Facts of the Case with ROC and RD

In Saptastaij Industries Private Limited & ORS, ROC vide adjudication order dated 22/112023 held that the company and its officers who have defaulted liable for penalty under section 134(8) of the Act for failing to make necessary disclosure in the Board Report and not taking  due care for the maintenance of the auditing records at the premises of the company for preventing irregularities.

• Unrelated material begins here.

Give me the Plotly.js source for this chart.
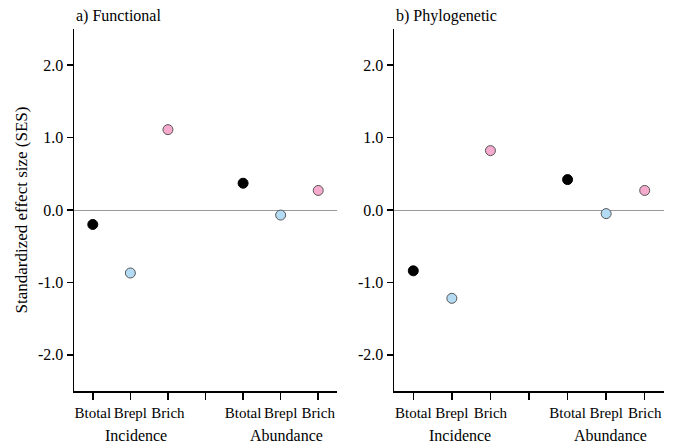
<!DOCTYPE html>
<html>
<head>
<meta charset="utf-8">
<script src="https://cdn.plot.ly/plotly-3.0.1.min.js"></script>
<style>html,body{margin:0;padding:0;background:#fff;}#chart{width:676px;height:444px;}</style>
</head>
<body>
<div id="chart"></div>
<script>
// Data
const positions = [1, 2, 3, 5, 6, 7];
const metrics = ["Btotal", "Brepl", "Brich", "Btotal", "Brepl", "Brich"];
const functionalSES = [-0.20, -0.87, 1.11, 0.37, -0.07, 0.27];
const phylogeneticSES = [-0.84, -1.22, 0.82, 0.42, -0.05, 0.27];
const groups = ["Incidence", "Abundance"];
const panelTitles = ["a) Functional", "b) Phylogenetic"];
const yTickVals = [-2, -1, 0, 1, 2];
const yTickText = ["-2.0", "-1.0", "0.0", "1.0", "2.0"];

const fillColors = { Btotal: "#000000", Brepl: "#b3dcf4", Brich: "#f6aacd" };
const lineColors = { Btotal: "#000000", Brepl: "#555555", Brich: "#555555" };

const FONT = "Liberation Serif";

function makeTrace(vals, xa, ya) {
  return {
    type: "scatter", mode: "markers",
    x: positions, y: vals, xaxis: xa, yaxis: ya,
    marker: {
      size: 10,
      color: metrics.map(m => fillColors[m]),
      line: { color: metrics.map(m => lineColors[m]), width: 1 }
    },
    hoverinfo: "skip", showlegend: false
  };
}

const xTickVals = [1, 2, 3, 4, 5, 6, 7];
const xTickText = [metrics[0], metrics[1], metrics[2], "", metrics[3], metrics[4], metrics[5]];

function xAxis(domain, anchor) {
  return {
    domain: domain, anchor: anchor, range: [0.5, 7.5],
    tickmode: "array", tickvals: xTickVals, ticktext: xTickText,
    tickangle: 0,
    ticks: "outside", ticklen: 7, tickwidth: 1.5, tickcolor: "#000",
    showline: true, linecolor: "#000", linewidth: 1.5,
    showgrid: false, zeroline: false,
    tickfont: { family: FONT, size: 15, color: "#000" }
  };
}
function yAxis(anchor, title) {
  const ax = {
    anchor: anchor, domain: [0, 1], range: [-2.5, 2.5],
    tickmode: "array", tickvals: yTickVals, ticktext: yTickText,
    ticks: "outside", ticklen: 6, tickwidth: 1.5, tickcolor: "#000",
    showline: true, linecolor: "#000", linewidth: 1.5,
    showgrid: false, zeroline: true, zerolinecolor: "#999", zerolinewidth: 1,
    tickfont: { family: FONT, size: 16, color: "#000" }
  };
  if (title) ax.title = { text: title, font: { family: FONT, size: 17, color: "#000" }, standoff: 6 };
  return ax;
}

const data = [
  makeTrace(functionalSES, "x", "y"),
  makeTrace(phylogeneticSES, "x2", "y2")
];

const annFont = { family: FONT, size: 16, color: "#000" };
const annotations = [
  { xref: "x domain", yref: "paper", x: 0, y: 1, xanchor: "left", yanchor: "bottom", yshift: 2, text: panelTitles[0], showarrow: false, font: annFont },
  { xref: "x2 domain", yref: "paper", x: 0, y: 1, xanchor: "left", yanchor: "bottom", yshift: 2, text: panelTitles[1], showarrow: false, font: annFont },
  { xref: "x", yref: "paper", x: 2.15, y: 0, yshift: -44, yanchor: "middle", text: groups[0], showarrow: false, font: annFont },
  { xref: "x", yref: "paper", x: 6.15, y: 0, yshift: -44, yanchor: "middle", text: groups[1], showarrow: false, font: annFont },
  { xref: "x2", yref: "paper", x: 2.2, y: 0, yshift: -44, yanchor: "middle", text: groups[0], showarrow: false, font: annFont },
  { xref: "x2", yref: "paper", x: 6.1, y: 0, yshift: -44, yanchor: "middle", text: groups[1], showarrow: false, font: annFont }
];

const layout = {
  width: 676, height: 444,
  margin: { l: 74, r: 12, t: 29, b: 53 },
  paper_bgcolor: "#fff", plot_bgcolor: "#fff",
  font: { family: FONT, size: 16, color: "#000" },
  xaxis: xAxis([0, 0.4458], "y"),
  yaxis: yAxis("x", "Standardized effect size (SES)"),
  xaxis2: xAxis([0.5424, 1], "y2"),
  yaxis2: yAxis("x2", null),
  annotations: annotations,
  showlegend: false
};

Plotly.newPlot("chart", data, layout, { displayModeBar: false, staticPlot: true });
</script>
</body>
</html>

Considering the fact and circumstances of the case, Registrar of Companies (ROC) imposed penalties for non-compliance, leading the company to file an appeal before the Regional Director (RD) and an opportunity of being heard was given by the RD to appellants on 04/06/2024. The authorised representative has admitted the contravention of section 92 of the Act. Further stated that the:

  • Company is a small company within the meaning of Section 2(85) read with Section 446B of the companies Act, 2013 and have submitted requisite documents in support of her claim which has been taken on record.

Imposed Penalty

Considering all the facts, circumstances and all the submission made by the company, the adjudicating authority had imposed penalty as follows:

Penalty Imposed on Company/Directors (s)

Total/Maximum Penalty

On Company

3,00,000

On 1st director

50,000

On 2nd director

50,000

Reduction in Penalties, If any

Taking into account the adjudication order of the ROC, submission made by the appellant in their application as well as oral submissions of the authorised representative during the hearing concerned RD is of view the company falls under the definition of small company within the meaning of Section 2(85) read with section 446B of the companies Act 2013 and therefore the penalty amount imposed by ROC order dated 22/11/2023 is modified and reduced by 50% by giving the effect of Section 446B Of the Act as follows:

Penalty Imposed on Company/Directors (s)

Total/Maximum Penalty

Penalty modified by RD

On Company

3,00,000

1,50,000

On 1st director

50,000

25,000

On 2nd director

50,000

25,000

Any Benefit of Section 446B of Companies Act

Section 446B of the Companies Act, 2013 provides a significant relief mechanism for small companies and start-ups by reducing the penalty burden for certain non-compliances. Under this provision, if a small company or a start-up commits a default for which a penalty is prescribed under the Act, the penalty imposed shall not be more than half of the specified penalty, subject to a maximum limit. In adjudication matter Saptastaij Industries Private Limited & ORS, claim the benefit as per section 446B of the Act after providing signed and audited financial statements of the relevant period.

Findings: -

From the above case, it is apparent that Saptastaij Industries Private Limited & ORS failed to comply with the provisions of Section 134 of the Companies Act, 2013, leading to adjudication by the Registrar of Companies (ROC). After getting order from the concerned ROC, an appeal filled by the company admitting their default and claiming the benefit of small company as per section 446B of the Act.

This adjudication order signifies that how important it is to file an appeal to the concerned RD, taking into account authentic grounds.